Shoes/Sandals: If you’re going canoeing, you will have to portage no matter what. Sandals won’t cut it. So bring shoes that you don’t mind getting wet or dirty because they will get wet and they will get dirty. Sandals are good for around the campsite.

Tent: Self-explanatory I would think. My only advice would be to bring a tent that is as light as possible. Ours was a BIG ASS TENT making it really heavy and awkward when it was packed in its bag, which was terribly difficult to carry when portaging during the first day before setting up camp and when heading home on the last day.

Food: Carbs. Carbs. Carbs. Sugar. Sugar. Sugar. And lots of it. Canoeing and portaging will drain your energy so incredibly quickly.

– Lighter, matches, pots, utensils, flashlight, bug spray, sunscreen, sleeping bag, life jacket, carabiners, water bottle, toiletries, towel…

CANOE and PADDLES: If you forget these, then I’m not sure you’re cut out for canoeing.

The Not-So-Obvious

Water-purifer: If worst came to worst, you could boil water if you had a pot, but if you don’t want to drink hot water then you should bring something to purify the lake water. If you have some extra cash, then a water pump works great. We were on a budget so we just bought some iodine tablets. Although the water didn’t taste very good, we didn’t get sick once so I would say that they worked great.

Tarp: In case it rains. We put all our bags under the tarps every night. It actually did rain on one of the nights and all of our stuff was dry in the morning.
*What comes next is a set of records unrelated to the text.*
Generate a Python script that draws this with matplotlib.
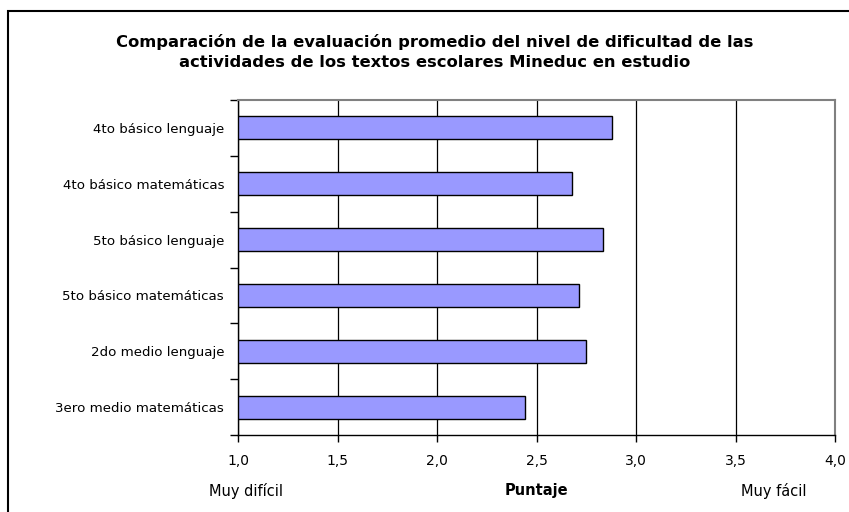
import numpy as np
import matplotlib.pyplot as plt
from matplotlib.ticker import FuncFormatter, FixedLocator
from matplotlib.patches import Rectangle

# Data (top to bottom as shown)
categories = ['4to básico lenguaje', '4to básico matemáticas', '5to básico lenguaje',
              '5to básico matemáticas', '2do medio lenguaje', '3ero medio matemáticas']
scores = [2.88, 2.68, 2.835, 2.715, 2.75, 2.44]
x_ticks = [1.0, 1.5, 2.0, 2.5, 3.0, 3.5, 4.0]

title = ('Comparación de la evaluación promedio del nivel de dificultad de las\n'
         'actividades de los textos escolares Mineduc en estudio')

plt.rcParams['font.family'] = ['DejaVu Sans']

fig = plt.figure(figsize=(8.49, 5.12), dpi=100)
fig.patch.set_facecolor('white')

# outer chart frame (only left and top visible in the crop)
fig.patches.append(Rectangle((8 / 849, -0.1), 1.2, 1 - 10.5 / 512 + 0.1,
                             transform=fig.transFigure, fill=False,
                             edgecolor='black', linewidth=1.5))

ax = fig.add_axes([238 / 849, 1 - 435 / 512, (835 - 238) / 849, 335 / 512])

y = np.arange(len(categories))
ax.barh(y, np.array(scores) - 1.0, left=1.0, height=0.41, color='#9999FF',
        edgecolor='black', linewidth=1.0, zorder=3)

ax.set_xlim(1.0, 4.0)
ax.set_ylim(len(categories) - 0.5, -0.5)

# vertical gridlines
ax.xaxis.set_major_locator(FixedLocator(x_ticks))
ax.xaxis.set_major_formatter(FuncFormatter(lambda v, p: f'{v:.1f}'.replace('.', ',')))
ax.grid(axis='x', color='black', linewidth=0.9, zorder=0)

ax.set_yticks(y)
ax.set_yticklabels(categories, fontsize=9.6)
ax.yaxis.set_minor_locator(FixedLocator(np.arange(-0.5, len(categories), 1.0)))
ax.tick_params(axis='y', which='major', length=0, pad=10)
ax.tick_params(axis='y', which='minor', length=6, width=1, direction='out')
ax.tick_params(axis='x', length=5, width=1, direction='out', labelsize=10, pad=9)

for side in ['left', 'bottom']:
    ax.spines[side].set_color('black')
    ax.spines[side].set_linewidth(1.0)
for side in ['top', 'right']:
    ax.spines[side].set_color('#808080')
    ax.spines[side].set_linewidth(1.5)

fig.text(435 / 849, 1 - 52 / 512, title, ha='center', va='center',
         fontsize=11.8, fontweight='bold', linespacing=1.45)

fig.text(246 / 849, 1 - 491 / 512, 'Muy difícil', ha='center', va='center', fontsize=10.5)
fig.text(536 / 849, 1 - 490 / 512, 'Puntaje', ha='center', va='center',
         fontsize=10.5, fontweight='bold')
fig.text(774 / 849, 1 - 491 / 512, 'Muy fácil', ha='center', va='center', fontsize=10.5)

fig.savefig('out.png', dpi=100)
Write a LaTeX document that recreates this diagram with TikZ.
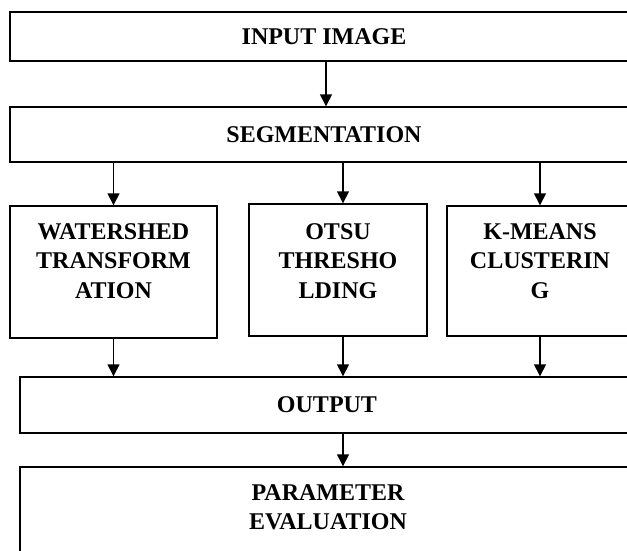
\documentclass[tikz,border=0pt]{standalone}
\usepackage{fontspec}
\setmainfont{Liberation Serif}
\usetikzlibrary{arrows.meta,calc}
\begin{document}
\begin{tikzpicture}[x=1pt,y=-1pt,
  box/.style={draw=black, line width=1.4pt, rectangle, inner sep=0pt,
    font=\fontsize{24}{29.5}\selectfont\bfseries, align=center},
  txt/.style={font=\fontsize{24}{29.5}\selectfont\bfseries, align=center, inner sep=0pt},
  arr/.style={line width=1.4pt, -{Triangle[length=12pt,width=12pt]}}]
\useasboundingbox (0,0) rectangle (627,550);
\clip (0,0) rectangle (627,550);
\fill[white] (0,0) rectangle (627,550);
% boxes
\node[box, minimum width=628pt, minimum height=49pt] (inp) at (324,36.5) {INPUT IMAGE};
\node[box, minimum width=628pt, minimum height=55pt] (seg) at (324,134.5) {SEGMENTATION};
\node[box, minimum width=207pt, minimum height=132pt] (ws) at (113.5,272) {};
\node[box, minimum width=178pt, minimum height=132pt] (ot) at (338,270) {};
\node[box, minimum width=186pt, minimum height=130pt] (km) at (540,271) {};
\node[box, minimum width=614pt, minimum height=56pt] (out) at (327,405) {OUTPUT};
\node[box, minimum width=614pt, minimum height=113pt] (par) at (327,523.5) {};
% multi-line labels
\node[txt] (wst) at (113.5,261) {WATERSHED\\TRANSFORM\\ATION};
\node[txt] (ott) at (338,261) {OTSU\\THRESHO\\LDING};
\node[txt] (kmt) at (540,261) {K-MEANS\\CLUSTERIN\\G};
\node[txt] (part) at (328,507) {PARAMETER\\EVALUATION};
% connectors
\draw[arr] ([xshift=2pt]inp.south) -- ([xshift=2pt]seg.north);
\draw[arr] (ws.north |- seg.south) -- (ws.north);
\draw[arr] ([xshift=5pt]ot.north |- seg.south) -- ([xshift=5pt]ot.north);
\draw[arr] (km.north |- seg.south) -- (km.north);
\draw[arr] (ws.south) -- (ws.south |- out.north);
\draw[arr] ([xshift=5pt]ot.south) -- ([xshift=5pt]ot.south |- out.north);
\draw[arr] (km.south) -- (km.south |- out.north);
\draw[arr] ([xshift=5pt]ot.south |- out.south) -- ([xshift=5pt]ot.south |- par.north);
\end{tikzpicture}
\end{document}
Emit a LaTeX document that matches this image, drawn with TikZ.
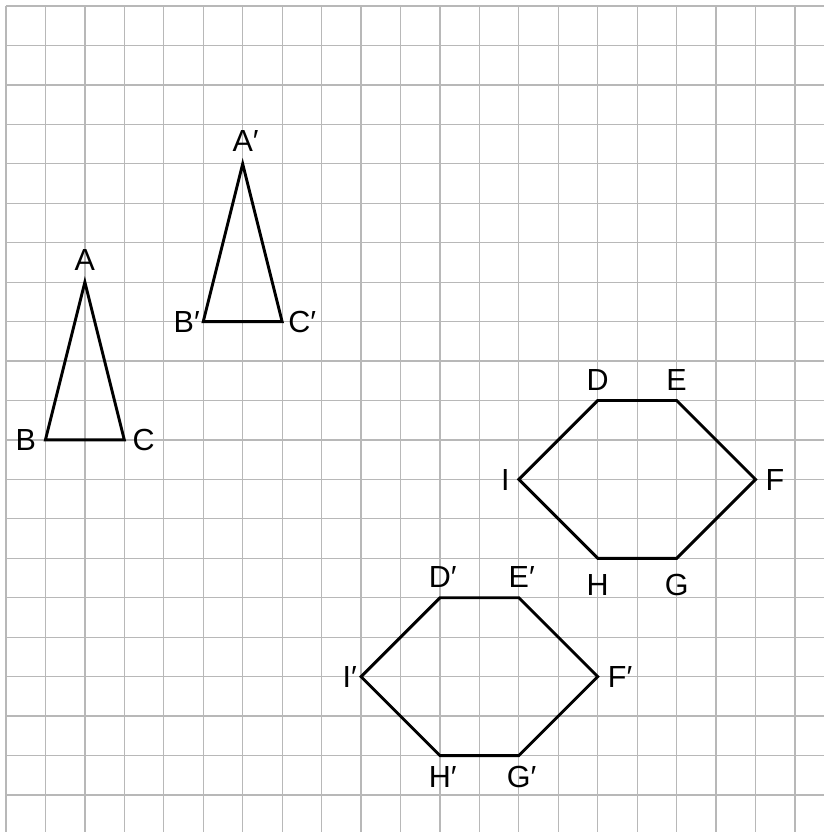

Stove: Only if you want to cook food, which you will.

Back-up stove: In case you need to boil water in emergencies or in case your primary stove doesn’t work. The type of ‘back-up’ stove you should get is good because it doesn’t involve propane/gasoline. Instead, it uses warming gel. Ours was a compact, folding stove . You light the warming gel and it heats — albeit slowly — your food! Pretty cool invention.

Fire starters: You light these and use them to help start a fire. Makes it a lot easier.
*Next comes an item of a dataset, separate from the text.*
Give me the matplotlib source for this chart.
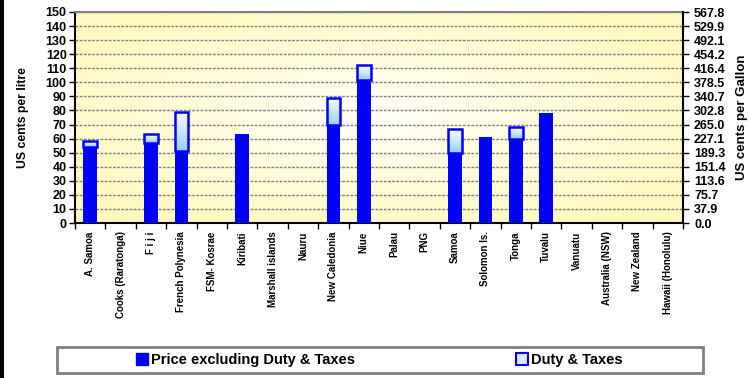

Rope: Multi-purpose. You can use it to tie things, use it as a clothesline, and, most importantly, to hang up your food at night! Bears WILL come if you leave food around. Don’t be stupid and forget to hang your food. Use carabiners to create a pulley type of system to hang the food.
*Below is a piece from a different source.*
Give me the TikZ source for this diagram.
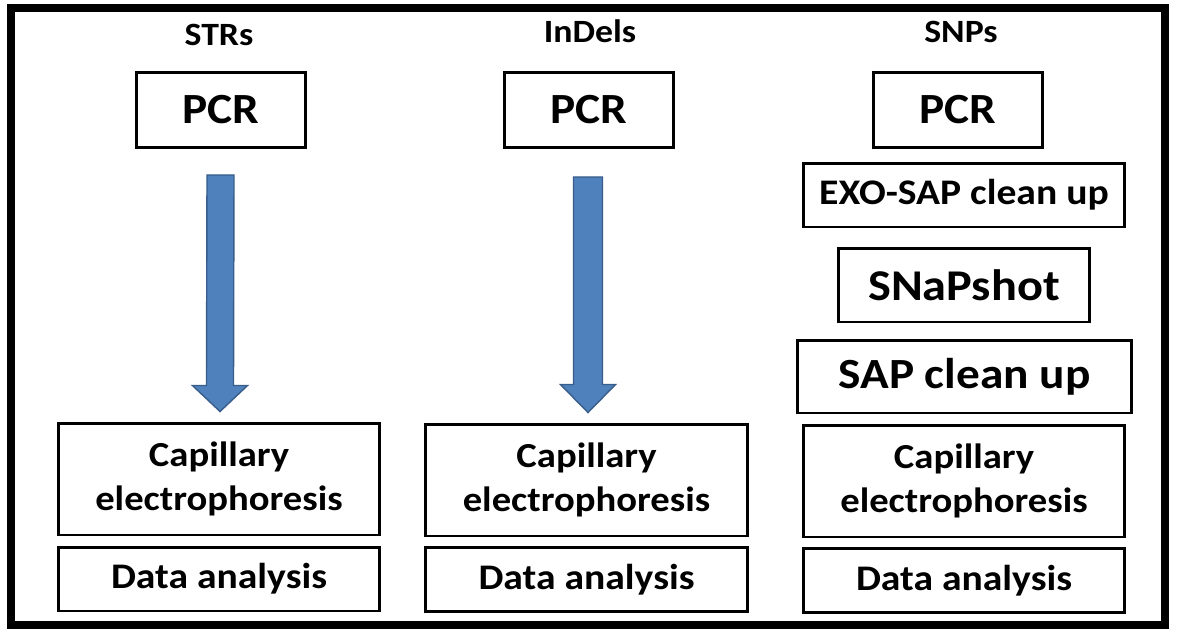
\documentclass[tikz,border=0pt]{standalone}
\usepackage{fontspec}
\setmainfont[FakeStretch=1.1]{Carlito}
\usetikzlibrary{calc}

\tikzset{
  box/.style={draw, line width=1.7pt, inner sep=0pt, align=center, font=\bfseries\fontsize{20}{25}\selectfont},
  head/.style={anchor=base, font=\bfseries\fontsize{18.5}{20}\selectfont},
  blockarrow/.style={line width=0.8pt, line join=miter}
}
\definecolor{arrowfill}{HTML}{4F81BD}
\definecolor{arrowline}{HTML}{385D8A}

\begin{document}
\begin{tikzpicture}[x=0.02cm,y=-0.02cm]
		\useasboundingbox (0,0) rectangle (1177,632);
		\draw[line width=4.5pt] (11,8) rectangle (1165,625);
		% column headings
		\node[head] (hSTR) at (219,45) {STRs};
		\node[head] (hInDel) at (590,42) {InDels};
		\node[head] (hSNP) at (961,42) {SNPs};
		% PCR boxes
		\node[box, minimum width=3.38cm, minimum height=1.5cm, font=\bfseries\fontsize{24.5}{28}\selectfont] (pcrSTR) at (221,110) {PCR};
		\node[box, minimum width=3.38cm, minimum height=1.5cm, font=\bfseries\fontsize{24.5}{28}\selectfont] (pcrInDel) at (589,110) {PCR};
		\node[box, minimum width=3.38cm, minimum height=1.5cm, font=\bfseries\fontsize{24.5}{28}\selectfont] (pcrSNP) at (958,110) {PCR};
		% SNP clean up steps
		\node[box, minimum width=6.44cm, minimum height=1.28cm, font=\bfseries\fontsize{20.5}{22}\selectfont] (exoSNP) at (964,195) {EXO-SAP clean up};
		\node[box, minimum width=5.04cm, minimum height=1.48cm, font=\bfseries\fontsize{25}{28}\selectfont] (snapSNP) at (964,285) {SNaPshot};
		\node[box, minimum width=6.7cm, minimum height=1.46cm, font=\bfseries\fontsize{24.5}{28}\selectfont] (sapSNP) at (964.5,376.5) {SAP clean up};
		% capillary electrophoresis
		\node[box, minimum width=6.44cm, minimum height=2.24cm] (ceSTR) at (219,479) {Capillary\\electrophoresis};
		\node[box, minimum width=6.44cm, minimum height=2.24cm] (ceInDel) at (586.5,480) {Capillary\\electrophoresis};
		\node[box, minimum width=6.44cm, minimum height=2.24cm] (ceSNP) at (964,481) {Capillary\\electrophoresis};
		% data analysis
		\node[box, minimum width=6.44cm, minimum height=1.28cm, font=\bfseries\fontsize{20.5}{22}\selectfont] (daSTR) at (219,579) {Data analysis};
		\node[box, minimum width=6.44cm, minimum height=1.28cm, font=\bfseries\fontsize{20.5}{22}\selectfont] (daInDel) at (586.5,579.5) {Data analysis};
		\node[box, minimum width=6.44cm, minimum height=1.28cm, font=\bfseries\fontsize{20.5}{22}\selectfont] (daSNP) at (964,580.5) {Data analysis};
		% block arrows
		\coordinate (tipSTR) at ($(ceSTR.north)+(1,-10)$);
		\coordinate (tipInDel) at ($(ceInDel.north)+(1.5,-10)$);
		\draw[blockarrow, fill=arrowfill, draw=arrowline] ($(pcrSTR.south)+(-14,26)$) -- ($(pcrSTR.south)+(13,26)$) -- ($(tipSTR)+(13.5,-26)$) -- ($(tipSTR)+(27.5,-26)$) -- (tipSTR) -- ($(tipSTR)+(-27.5,-26)$) -- ($(tipSTR)+(-13.5,-26)$) -- cycle;
		\draw[blockarrow, fill=arrowfill, draw=arrowline] ($(pcrInDel.south)+(-15.5,28)$) -- ($(pcrInDel.south)+(13.5,28)$) -- ($(tipInDel)+(14.5,-28)$) -- ($(tipInDel)+(27.5,-28)$) -- (tipInDel) -- ($(tipInDel)+(-27.5,-28)$) -- ($(tipInDel)+(-14.5,-28)$) -- cycle;
	\end{tikzpicture}
\end{document}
Dry bag: Also for hanging your food. If it rains at night and you don’t hang your food in a dry bag you’ll wake up to wet, soggy food, which will suck big time. A dry bag will also come in handy if you have electronics. When I was canoeing I usually kept my camera around my neck because I was confident that our canoe wouldn’t tip, but when we were canoeing on windy days I kept it in my 10 L dry bag.

Saw: We brought a mini saw with us. Got wood? How else are you going to chop fire wood?

Map and compass: This is 100% necessary for a canoe trip. Unless you’ve completed the same route several times, you will need a map to navigate the lakes. A compass is essential even if you know the route well.

Walkies: If you’re traveling with a pair or more canoes bring walkie talkies. We got so much use out of these (especially when we were portaging) because everyone goes at their own pace so it’s easy to get separated. Also, you can pick up signals from other people in the area who have walkies, which would come in handy if you were lost or in some kind of trouble. A whistle would be good for this purpose as well.

Yoke pads: For portaging. The wood of the canoe takes a huge toll on your shoulders and yoke pads relief that pressure.

Bug net: Other than the obvious fact that bug nets are extremely fashionable, as much as you think you won’t need one because you have bug spray, BRING a bug net. Even if you won’t get bitten much while wearing bug spray, mosquitoes and black flies will swarm around your face, guaranteed, which is super annoying. Every time we had to get out of our canoe to portage, they would swarm around us. Every time we had to get back into our canoe after portaging, they would swarm us. It is not a good feeling. My bug net was a lifesaver.

And that’s how I made it through my first self-organized canoe trip through the amazing Algonquin Provincial Park. It was difficult, but highly rewarding, and being prepared made it that much less stressful.

On another note, don’t forget the booze! Nothing better than sitting back with good friends, drink in hand, while viewing a sunset after a long, hard day of canoeing.